I am writing a rudimentary shell program in C which uses a parent process to handle shell events and fork() to create child processes that call execv on another executable (also C).
I am trying to keep a process counter on the parent process. And as such I thought of the possibility of creating a pointer to a variable that keeps track of how many processes are running.
However, that seems to be impossible since the arguments execv (and the program executed by it) takes are of type char * const argv[]
.
I have tried to keep track of the amount of processes using mmap for shared memory between processes, but couldn't get that to work since after the execv call the process simply dies and doesn't let me update the process counter.
In summary, my question is: Is there a way for me to pass a pointer to an integer on an execv call to another program?
Thank you in advance.
You cannot meaningfully pass a pointer from one process to another because the pointer is meaningless in the other process. Each process has its own memory, and the address is relative to that memory space. In other words, the virtual memory manager lets every process pretend it has the entire machine's memory; other processes are simply invisible.

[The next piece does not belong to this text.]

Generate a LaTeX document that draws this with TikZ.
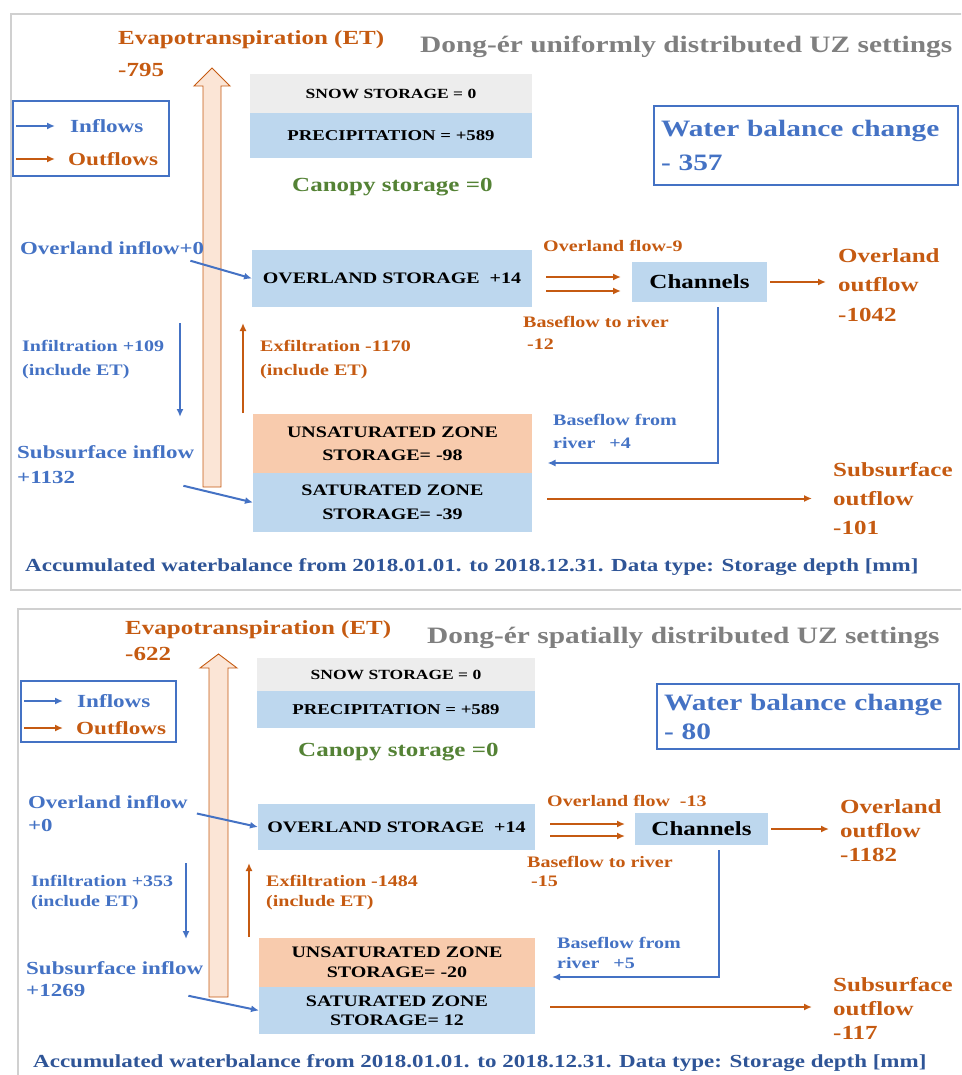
\documentclass[tikz,border=0pt]{standalone}
\usepackage{fontspec}
\setmainfont{Liberation Serif}[FakeStretch=1.25]
\usetikzlibrary{arrows.meta,positioning}

\definecolor{inblue}{HTML}{4472C4}
\definecolor{outorange}{HTML}{C55A11}
\definecolor{footblue}{HTML}{2F5597}
\definecolor{canopygreen}{HTML}{548235}
\definecolor{titlegray}{HTML}{7F7F7F}
\definecolor{boxblue}{HTML}{BDD7EE}
\definecolor{uzpeach}{HTML}{F8CBAD}
\definecolor{snowgray}{HTML}{EDEDED}
\definecolor{etfill}{HTML}{FBE5D6}
\definecolor{framegray}{HTML}{D0D0D0}

\newcommand\wbf[2]{\bfseries\fontsize{#1}{#2}\selectfont}

\tikzset{
  lbl/.style 2 args={anchor=west,inner sep=0pt,align=left,font=\wbf{#1}{#2}},
  zone/.style={inner sep=0pt,outer sep=0pt,align=center},
  legbox/.style={draw=inblue,line width=1.8pt,inner sep=0pt},
  wbbox/.style={draw=inblue,line width=1.8pt,inner xsep=7pt,align=left,text=inblue},
  frame/.style={draw=framegray,line width=2.5pt},
  etarrow/.style={fill=etfill,draw=outorange,line width=0.9pt,line join=miter},
  inarr/.style={draw=inblue,line width=2pt,-{Latex[length=8pt,width=7pt]}},
  outarr/.style={draw=outorange,line width=2pt,-{Latex[length=8pt,width=7pt]}}
}

\begin{document}
\begin{tikzpicture}[x=1pt,y=-1pt]
  \useasboundingbox (0,0) rectangle (961,1075);
  \clip (0,0) rectangle (961,1075);

  % ---------- uniformly distributed UZ ----------
  \draw[frame] (11,14) rectangle (975,590);
  \draw[etarrow] (203,487) -- (203,86) -- (194,86) -- (212,68) -- (230,86) -- (221,86) -- (221,487) -- cycle;

  \node[lbl={20}{32}, text=outorange] (et1) at (118,54) {Evapotranspiration (ET)\\-795};
  \node[lbl={23.5}{28}, text=titlegray] (ttl1) at (420,47) {Dong-ér uniformly distributed UZ settings};

  \node[legbox, minimum width=156pt, minimum height=75pt] (leg1) at (91,138.5) {};
  \node[lbl={18.5}{22}, text=inblue] (lin1) at (70,126) {Inflows};
  \node[lbl={18.5}{22}, text=outorange] (lout1) at (68,159) {Outflows};

  \node[zone, fill=snowgray, minimum width=282pt, minimum height=39pt, font=\wbf{14}{20}] (snow1) at (391,93.5) {SNOW STORAGE = 0};
  \node[zone, fill=boxblue, minimum width=282pt, minimum height=45pt, font=\wbf{15}{20}, below=0pt of snow1] (prec1) {PRECIPITATION = +589};
  \node[lbl={20}{24}, text=canopygreen] (can1) at (292,187) {Canopy storage =0};
  \node[wbbox, text width=290pt, minimum height=79pt, font=\wbf{23.5}{34}] (wb1) at (806,145.5) {Water balance change\\- 357};

  \node[lbl={18.3}{22}, text=inblue] (ovin1) at (20,248) {Overland inflow+0};
  \node[zone, fill=boxblue, minimum width=280pt, minimum height=57pt, font=\wbf{16}{20}] (ovl1) at (392,278.5) {OVERLAND STORAGE\ \ +14};
  \node[lbl={16}{20}, text=outorange] (ovf1) at (543,246) {Overland flow-9};
  \node[zone, fill=boxblue, minimum width=135pt, minimum height=40pt, font=\wbf{20}{24}] (chan1) at (699.5,282) {Channels};
  \node[lbl={20}{29.5}, text=outorange] (oout1) at (838,285) {Overland\\outflow\\-1042};
  \node[lbl={16}{22}, text=outorange] (btr1) at (523,333) {Baseflow to river\\\hspace{4pt}-12};
  \node[lbl={16}{23}, text=inblue] (bfr1) at (553,431.5) {Baseflow from\\river\hspace{14pt}+4};

  \node[zone, fill=uzpeach, minimum width=279pt, minimum height=59pt, font=\wbf{16}{23}] (uz1) at (392.5,443.5) {UNSATURATED ZONE\\STORAGE= -98};
  \node[zone, fill=boxblue, minimum width=279pt, minimum height=59pt, font=\wbf{16}{24}, below=0pt of uz1] (sz1) {SATURATED ZONE\\STORAGE= -39};
  \node[lbl={20}{29}, text=outorange] (sout1) at (833,499) {Subsurface\\outflow\\-101};

  \node[lbl={16}{24}, text=inblue] (inf1) at (22,360) {Infiltration +109\\(include ET)};
  \node[lbl={16}{24}, text=outorange] (exf1) at (260,360) {Exfiltration -1170\\(include ET)};
  \node[lbl={18.4}{25}, text=inblue] (sin1) at (17,464.5) {Subsurface inflow\\+1132};
  \node[lbl={18.4}{22}, text=footblue] (ft1) at (25,567) {Accumulated waterbalance from 2018.01.01. to 2018.12.31. Data type: Storage depth [mm]};

  \coordinate (ia1) at (180,323);
  \coordinate (ib1) at (180,417);
  \coordinate (ea1) at (243,413);
  \coordinate (eb1) at (243,323);

  \draw[inarr] ([xshift=4pt]leg1.west |- lin1.west) -- ([xshift=-15pt]lin1.west);
  \draw[outarr] ([xshift=4pt]leg1.west |- lout1.west) -- ([xshift=-13pt]lout1.west);
  \draw[inarr] (ia1) -- (ib1);
  \draw[outarr] (ea1) -- (eb1);
  \draw[inarr] ([shift={(-14,6)}]ovin1.south east) -- (ovl1.west);
  \draw[outarr] ([shift={(14,-1.5)}]ovl1.east) -- ([shift={(-11,-5)}]chan1.west);
  \draw[outarr] ([shift={(14,12.5)}]ovl1.east) -- ([shift={(-11,9)}]chan1.west);
  \draw[outarr] ([xshift=3pt]chan1.east) -- ([xshift=-12pt]chan1.east -| oout1.west);
  \draw[inarr] ([shift={(18.5,5)}]chan1.south) |- ([shift={(15.5,19.5)}]uz1.east);
  \draw[outarr] ([shift={(15,-4)}]sz1.east) -- ([shift={(-21,-4)}]sz1.east -| sout1.west);
  \draw[inarr] ([shift={(-11,2)}]sin1.south east) -- (sz1.west);

  % ---------- spatially distributed UZ ----------
  \draw[frame] (18,609) rectangle (975,1090);
  \draw[etarrow] (209,997) -- (209,668) -- (200,668) -- (218.5,654) -- (237,668) -- (228,668) -- (228,997) -- cycle;

  \node[lbl={20}{26}, text=outorange] (et2) at (125,641) {Evapotranspiration (ET)\\-622};
  \node[lbl={23.5}{28}, text=titlegray] (ttl2) at (427,638) {Dong-ér spatially distributed UZ settings};

  \node[legbox, minimum width=155pt, minimum height=61pt] (leg2) at (98.5,711.5) {};
  \node[lbl={18.5}{22}, text=inblue] (lin2) at (77,701) {Inflows};
  \node[lbl={18.5}{22}, text=outorange] (lout2) at (76,728) {Outflows};

  \node[zone, fill=snowgray, minimum width=278pt, minimum height=33pt, font=\wbf{14}{20}] (snow2) at (396,674.5) {SNOW STORAGE = 0};
  \node[zone, fill=boxblue, minimum width=278pt, minimum height=37pt, font=\wbf{15}{20}, below=0pt of snow2] (prec2) {PRECIPITATION = +589};
  \node[lbl={20}{24}, text=canopygreen] (can2) at (298,752) {Canopy storage =0};
  \node[wbbox, text width=288pt, minimum height=65pt, font=\wbf{23.5}{29}] (wb2) at (808,716.5) {Water balance change\\- 80};

  \node[lbl={18.3}{23}, text=inblue] (ovin2) at (28,813.5) {Overland inflow\\+0};
  \node[zone, fill=boxblue, minimum width=277pt, minimum height=46pt, font=\wbf{16}{20}] (ovl2) at (396.5,827) {OVERLAND STORAGE\ \ +14};
  \node[lbl={16}{20}, text=outorange] (ovf2) at (547,801) {Overland flow\ \ -13};
  \node[zone, fill=boxblue, minimum width=133pt, minimum height=32pt, font=\wbf{20}{24}] (chan2) at (701.5,829) {Channels};
  \node[lbl={20}{24}, text=outorange] (oout2) at (840,831) {Overland\\outflow\\-1182};
  \node[lbl={16}{19.5}, text=outorange] (btr2) at (527,871.5) {Baseflow to river\\\hspace{4pt}-15};
  \node[lbl={16}{20}, text=inblue] (bfr2) at (557,953) {Baseflow from\\river\hspace{14pt}+5};

  \node[zone, fill=uzpeach, minimum width=276pt, minimum height=49pt, font=\wbf{16}{20}] (uz2) at (397,962.5) {UNSATURATED ZONE\\STORAGE= -20};
  \node[zone, fill=boxblue, minimum width=276pt, minimum height=47pt, font=\wbf{16}{19}, below=0pt of uz2] (sz2) {SATURATED ZONE\\STORAGE= 12};
  \node[lbl={20}{24}, text=outorange] (sout2) at (833,1008) {Subsurface\\outflow\\-117};

  \node[lbl={16}{20}, text=inblue] (inf2) at (31,893) {Infiltration +353\\(include ET)};
  \node[lbl={16}{20}, text=outorange] (exf2) at (266,893) {Exfiltration -1484\\(include ET)};
  \node[lbl={18.4}{22}, text=inblue] (sin2) at (26,979) {Subsurface inflow\\+1269};
  \node[lbl={18.4}{22}, text=footblue] (ft2) at (33,1063) {Accumulated waterbalance from 2018.01.01. to 2018.12.31. Data type: Storage depth [mm]};

  \coordinate (ia2) at (186,863);
  \coordinate (ib2) at (186,939);
  \coordinate (ea2) at (249,937);
  \coordinate (eb2) at (249,863);

  \draw[inarr] ([xshift=4pt]leg2.west |- lin2.west) -- ([xshift=-14pt]lin2.west);
  \draw[outarr] ([xshift=4pt]leg2.west |- lout2.west) -- ([xshift=-13pt]lout2.west);
  \draw[inarr] (ia2) -- (ib2);
  \draw[outarr] (ea2) -- (eb2);
  \draw[inarr] ([xshift=9pt]ovin2.east) -- (ovl2.west);
  \draw[outarr] ([shift={(15,-3)}]ovl2.east) -- ([shift={(-10,-5)}]chan2.west);
  \draw[outarr] ([shift={(15,9)}]ovl2.east) -- ([shift={(-10,7)}]chan2.west);
  \draw[outarr] ([xshift=3pt]chan2.east) -- ([xshift=-11pt]chan2.east -| oout2.west);
  \draw[inarr] ([shift={(17.5,5)}]chan2.south) |- ([shift={(17,14.5)}]uz2.east);
  \draw[outarr] ([shift={(15,-3.5)}]sz2.east) -- ([shift={(-21,-3.5)}]sz2.east -| sout2.west);
  \draw[inarr] ([shift={(-15,-1)}]sin2.south east) -- (sz2.west);
\end{tikzpicture}
\end{document}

However, you do have a few options for setting up communications between related processes. The most obvious one is a pipe, which you've presumably already encountered. That's more work, though, because you need to make sure that some process is always listening for pipe communications.
Another simple possibility is to just leave a file descriptor open when you fork and exec (see the close-on-exec flag to see how to accomplish the latter); although mmap
is not preserved by exec
, you can remap the memory to the open fd in the child process. If you don't want to pass the fd, you can mmap the memory to a temporary file, and use an environment variable to record the name of the temporary file.
Another possibility is Posix shared memory. Again, you might want to communicate the shm name through an environment variable, rather than hard-coding it in to the application.
Note that neither shared mmaps nor shared memory are atomic. If you're incrementing a counter, you'll need to use some locking mechanism to avoid race conditions.
For possibly a lot more information than you really wanted, you can read ESR's overview of interprocess communication techniques in Chapter 7 of The Art of Unix Programming.